Brussels (Brussels Morning) Finance Minister Olaf Scholz, the Social Democrats (SPD) chancellor-candidate, is set to face questions in the Bundestag on Monday regarding a recent federal raid of his ministry’s offices, with less than a week to go to federal elections.
Scholz, currently a frontrunner in the race to succeed Chancellor Angela Merkel, who announced she would retire and not seek re-election this September, could thus find himself the target of unwanted negative attention in the concluding days of the election campaign.
Federal prosecutors raided the offices of the Finance Ministry last week, as part of a probe into the government’s anti-money-laundering authority, the Financial Intelligence Unit (FIU). According to the prosecutors, the FIU failed to report suspicious bank transfers totaling millions of euros, some of which were to African countries.
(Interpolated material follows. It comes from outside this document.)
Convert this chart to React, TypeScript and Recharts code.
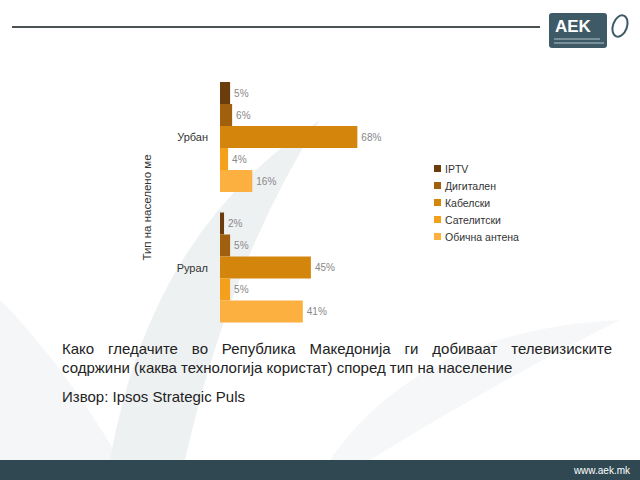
import { BarChart, Bar, XAxis, YAxis, LabelList, Label } from "recharts";

const categories = ["Урбан", "Рурал"];
const seriesNames = ["IPTV", "Дигитален", "Кабелски", "Сателитски", "Обична антена"];
const seriesKeys = ["iptv", "digital", "cable", "satellite", "antenna"];
const seriesColors = ["#6b3d0c", "#a0600e", "#d4860c", "#f5a01a", "#fbb040"];

const iptv = [5, 2];
const digital = [6, 5];
const cable = [68, 45];
const satellite = [4, 5];
const antenna = [16, 41];

const seriesValues = [iptv, digital, cable, satellite, antenna];

const data = categories.map((name, i) => {
  const row: Record<string, string | number> = { name };
  seriesKeys.forEach((k, s) => {
    row[k] = seriesValues[s][i];
  });
  return row;
});

const FONT = "'Liberation Sans', Arial, sans-serif";

function Background() {
  return (
    <svg
      width={640}
      height={480}
      style={{ position: "absolute", left: 0, top: 0 }}
    >
      <path d="M 0 300 Q 60 360 120 460 L 0 460 Z" fill="#f4f6f7" />
      <path d="M 110 460 Q 150 230 320 120 Q 230 260 185 460 Z" fill="#eef1f2" />
      <path d="M 330 460 Q 420 330 620 320 Q 500 380 370 460 Z" fill="#f5f7f8" />
      <line x1={12} y1={27} x2={540} y2={27} stroke="#4a5254" strokeWidth={2} />
      <rect x={549} y={13} width={58} height={35} rx={3} fill="#3d5a66" />
      <text x={555} y={32} fill="#ffffff" fontSize={17} fontFamily={FONT} fontWeight="bold">
        AEK
      </text>
      <line x1={554} y1={39} x2={600} y2={39} stroke="#b8c6cc" strokeWidth={1} />
      <line x1={554} y1={43} x2={604} y2={43} stroke="#b8c6cc" strokeWidth={1} />
      <ellipse cx={620} cy={26} rx={7} ry={11} fill="none" stroke="#3d5a66" strokeWidth={2} transform="rotate(20 620 26)" />
      <rect x={0} y={460} width={640} height={20} fill="#2f4852" />
      <text x={630} y={474} textAnchor="end" fill="#ffffff" fontSize={10} fontFamily={FONT}>
        www.aek.mk
      </text>
    </svg>
  );
}

function LegendBox() {
  return (
    <div
      style={{
        position: "absolute",
        left: 434,
        top: 160,
        fontFamily: FONT,
        fontSize: 10.5,
        color: "#333",
      }}
    >
      {seriesNames.map((n, i) => (
        <div key={n} style={{ display: "flex", alignItems: "center", height: 17 }}>
          <span
            style={{
              width: 7,
              height: 7,
              background: seriesColors[i],
              marginRight: 4,
              display: "inline-block",
            }}
          />
          {n}
        </div>
      ))}
    </div>
  );
}

function AxisTitle(props: any) {
  const vb = props.viewBox || { x: 0, y: 0, width: 0, height: 0 };
  const x = vb.x + 11;
  const y = vb.y + vb.height / 2 + 5;
  return (
    <text
      x={x}
      y={y}
      transform={`rotate(-90 ${x} ${y})`}
      textAnchor="middle"
      fontSize={11.5}
      fill="#333"
      fontFamily={FONT}
    >
      Тип на населено ме
    </text>
  );
}

export default function App() {
  return (
    <div
      style={{
        position: "fixed",
        left: 0,
        top: 0,
        width: 640,
        height: 480,
        background: "#ffffff",
        overflow: "hidden",
        fontFamily: FONT,
      }}
    >
      <Background />
      <div style={{ position: "absolute", left: 0, top: 0 }}>
        <BarChart
          width={640}
          height={360}
          data={data}
          layout="vertical"
          margin={{ top: 72, right: 218, bottom: 27, left: 140 }}
          barCategoryGap={10}
          barGap={0}
        >
          <XAxis type="number" domain={[0, 100]} hide />
          <YAxis
            type="category"
            dataKey="name"
            width={80}
            axisLine={false}
            tickLine={false}
            tickSize={10}
            tick={{ fontSize: 11, fill: "#333", fontFamily: FONT }}
          >
            <Label content={<AxisTitle />} />
          </YAxis>
          {seriesKeys.map((k, i) => (
            <Bar
              key={k}
              dataKey={k}
              name={seriesNames[i]}
              fill={seriesColors[i]}
              isAnimationActive={false}
            >
              <LabelList
                dataKey={k}
                position="right"
                offset={4}
                formatter={(v: number) => `${v}%`}
                style={{ fontSize: 10, fill: "#888", fontFamily: FONT }}
              />
            </Bar>
          ))}
        </BarChart>
      </div>
      <LegendBox />
      <div
        style={{
          position: "absolute",
          left: 62,
          top: 339,
          width: 550,
          fontSize: 15,
          lineHeight: "19px",
          color: "#222",
          textAlign: "justify",
        }}
      >
        Како гледачите во Република Македонија ги добиваат телевизиските содржини (каква технологија користат) според тип на население
      </div>
      <div
        style={{
          position: "absolute",
          left: 62,
          top: 387,
          fontSize: 15,
          lineHeight: "19px",
          color: "#222",
        }}
      >
        Извор: Ipsos Strategic Puls
      </div>
    </div>
  );
}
Scholz has since attempted to downplay the raid, insisting that it focused on a single FIU employee. He challenged the prosecutor’s decision to make a highly visible raid in a chancellor-candidate’s ministry mere weeks ahead of the election, noting that a request for the information could have been formally made without any need for a raid.
Scholz had previously faced a grilling over his ministry’s role in the Wirecard scandal, which resulted in the collapse of one of the most successful German financial technologiy companies, when it transpired that it had been engaged in fraud.
The SPD’s chancellor-candidate was forced to defend himself and his subordinates working in the ministry-run BaFin financial services watchdog, but ultimately emergied relatively unscathed by the scandal.
News of the raid did not immediately reflect on Scholz’s popularity. He proceeded to emerge the winner from the second televised debate with the two other leading chancellor-candidates. His party also suffered no drop in the ratings. Now, it remains to be seen whether his appearance in the Bundestag on Monday will have any effect on polls ahead of the 26 September election.